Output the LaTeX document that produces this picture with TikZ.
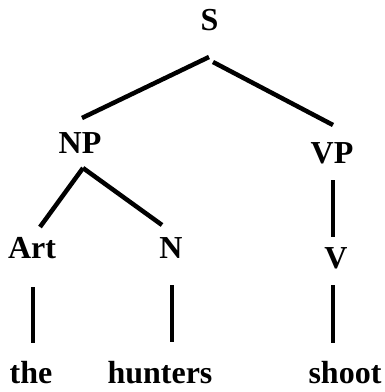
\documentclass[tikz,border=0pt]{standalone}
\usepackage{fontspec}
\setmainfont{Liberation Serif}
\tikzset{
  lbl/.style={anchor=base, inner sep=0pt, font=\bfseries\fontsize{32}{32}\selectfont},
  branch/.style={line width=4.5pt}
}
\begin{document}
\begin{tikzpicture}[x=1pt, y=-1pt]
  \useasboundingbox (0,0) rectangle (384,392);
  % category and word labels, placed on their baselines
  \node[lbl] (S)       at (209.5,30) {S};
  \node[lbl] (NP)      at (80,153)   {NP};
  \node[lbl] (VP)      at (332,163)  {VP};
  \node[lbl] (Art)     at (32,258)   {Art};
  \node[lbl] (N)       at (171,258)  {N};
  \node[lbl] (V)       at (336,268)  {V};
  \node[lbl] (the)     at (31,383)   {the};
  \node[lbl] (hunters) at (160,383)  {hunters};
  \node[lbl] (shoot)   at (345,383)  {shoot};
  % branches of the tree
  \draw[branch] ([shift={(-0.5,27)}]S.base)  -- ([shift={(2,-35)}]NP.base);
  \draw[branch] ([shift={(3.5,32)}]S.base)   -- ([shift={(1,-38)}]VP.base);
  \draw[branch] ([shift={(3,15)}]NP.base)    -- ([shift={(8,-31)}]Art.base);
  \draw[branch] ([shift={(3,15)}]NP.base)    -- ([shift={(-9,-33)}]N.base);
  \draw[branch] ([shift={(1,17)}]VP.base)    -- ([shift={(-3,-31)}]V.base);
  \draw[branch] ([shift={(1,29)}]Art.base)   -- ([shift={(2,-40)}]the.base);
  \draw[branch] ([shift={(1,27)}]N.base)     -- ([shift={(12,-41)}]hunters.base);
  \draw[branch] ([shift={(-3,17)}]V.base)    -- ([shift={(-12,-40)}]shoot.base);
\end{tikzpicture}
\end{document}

************

__STATED GOAL__. Copy the material above in full and exactly, skipping pictures.

__RESULT FOR THIS EXERCISE__.
Output the LaTeX document that produces this picture with TikZ.
\documentclass[tikz,border=0pt]{standalone}
\usepackage{fontspec}
\setmainfont{Liberation Serif}
\tikzset{
  lbl/.style={anchor=base, inner sep=0pt, font=\bfseries\fontsize{32}{32}\selectfont},
  branch/.style={line width=4.5pt}
}
\begin{document}
\begin{tikzpicture}[x=1pt, y=-1pt]
  \useasboundingbox (0,0) rectangle (384,392);
  % category and word labels, placed on their baselines
  \node[lbl] (S)       at (209.5,30) {S};
  \node[lbl] (NP)      at (80,153)   {NP};
  \node[lbl] (VP)      at (332,163)  {VP};
  \node[lbl] (Art)     at (32,258)   {Art};
  \node[lbl] (N)       at (171,258)  {N};
  \node[lbl] (V)       at (336,268)  {V};
  \node[lbl] (the)     at (31,383)   {the};
  \node[lbl] (hunters) at (160,383)  {hunters};
  \node[lbl] (shoot)   at (345,383)  {shoot};
  % branches of the tree
  \draw[branch] ([shift={(-0.5,27)}]S.base)  -- ([shift={(2,-35)}]NP.base);
  \draw[branch] ([shift={(3.5,32)}]S.base)   -- ([shift={(1,-38)}]VP.base);
  \draw[branch] ([shift={(3,15)}]NP.base)    -- ([shift={(8,-31)}]Art.base);
  \draw[branch] ([shift={(3,15)}]NP.base)    -- ([shift={(-9,-33)}]N.base);
  \draw[branch] ([shift={(1,17)}]VP.base)    -- ([shift={(-3,-31)}]V.base);
  \draw[branch] ([shift={(1,29)}]Art.base)   -- ([shift={(2,-40)}]the.base);
  \draw[branch] ([shift={(1,27)}]N.base)     -- ([shift={(12,-41)}]hunters.base);
  \draw[branch] ([shift={(-3,17)}]V.base)    -- ([shift={(-12,-40)}]shoot.base);
\end{tikzpicture}
\end{document}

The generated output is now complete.